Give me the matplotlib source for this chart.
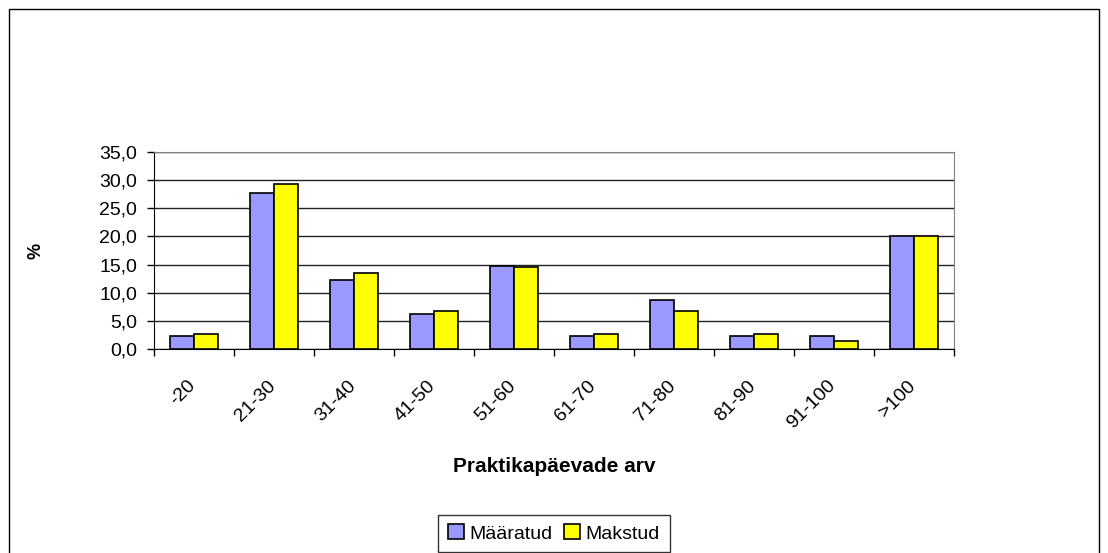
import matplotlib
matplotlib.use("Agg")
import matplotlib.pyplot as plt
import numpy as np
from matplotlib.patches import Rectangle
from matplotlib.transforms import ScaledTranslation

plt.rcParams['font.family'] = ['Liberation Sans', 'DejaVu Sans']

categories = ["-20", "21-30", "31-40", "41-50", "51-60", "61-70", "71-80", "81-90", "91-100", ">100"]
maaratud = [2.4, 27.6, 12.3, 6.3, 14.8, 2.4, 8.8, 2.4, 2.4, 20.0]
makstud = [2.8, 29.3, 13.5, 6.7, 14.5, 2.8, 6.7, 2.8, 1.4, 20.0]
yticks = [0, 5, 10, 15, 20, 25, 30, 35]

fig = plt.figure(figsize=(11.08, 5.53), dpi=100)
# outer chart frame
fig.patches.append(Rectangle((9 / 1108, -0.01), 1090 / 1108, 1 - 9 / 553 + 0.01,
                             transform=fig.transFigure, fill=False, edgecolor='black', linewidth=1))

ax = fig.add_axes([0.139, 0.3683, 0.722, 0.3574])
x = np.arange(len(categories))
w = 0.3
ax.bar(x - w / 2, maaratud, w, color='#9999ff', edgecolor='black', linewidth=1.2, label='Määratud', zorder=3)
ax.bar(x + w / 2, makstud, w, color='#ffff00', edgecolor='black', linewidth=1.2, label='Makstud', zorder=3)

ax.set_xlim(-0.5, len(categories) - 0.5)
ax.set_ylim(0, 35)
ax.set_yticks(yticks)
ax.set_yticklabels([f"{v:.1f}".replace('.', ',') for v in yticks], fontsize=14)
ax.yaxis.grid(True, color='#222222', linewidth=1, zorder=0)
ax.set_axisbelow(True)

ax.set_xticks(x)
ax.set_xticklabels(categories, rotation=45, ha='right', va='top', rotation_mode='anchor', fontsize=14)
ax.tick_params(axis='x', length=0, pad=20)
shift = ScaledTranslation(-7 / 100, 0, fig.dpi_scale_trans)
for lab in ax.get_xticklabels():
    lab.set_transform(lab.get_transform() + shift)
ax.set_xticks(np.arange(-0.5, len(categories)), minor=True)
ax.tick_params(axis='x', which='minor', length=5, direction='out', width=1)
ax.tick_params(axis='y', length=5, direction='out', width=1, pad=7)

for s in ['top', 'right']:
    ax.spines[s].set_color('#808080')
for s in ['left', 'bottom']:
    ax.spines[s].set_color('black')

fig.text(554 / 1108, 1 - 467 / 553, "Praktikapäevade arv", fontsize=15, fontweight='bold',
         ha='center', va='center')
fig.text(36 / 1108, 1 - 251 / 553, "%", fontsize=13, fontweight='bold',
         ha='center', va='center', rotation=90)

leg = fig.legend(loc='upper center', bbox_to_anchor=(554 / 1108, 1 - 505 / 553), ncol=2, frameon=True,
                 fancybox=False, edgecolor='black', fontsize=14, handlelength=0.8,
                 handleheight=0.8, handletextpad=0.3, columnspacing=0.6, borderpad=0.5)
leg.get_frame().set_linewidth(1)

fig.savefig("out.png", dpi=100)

________

> **To do**:
Tally every line of the data that holds the word "chart" and write the count alone.

> **Answer for the task**:
2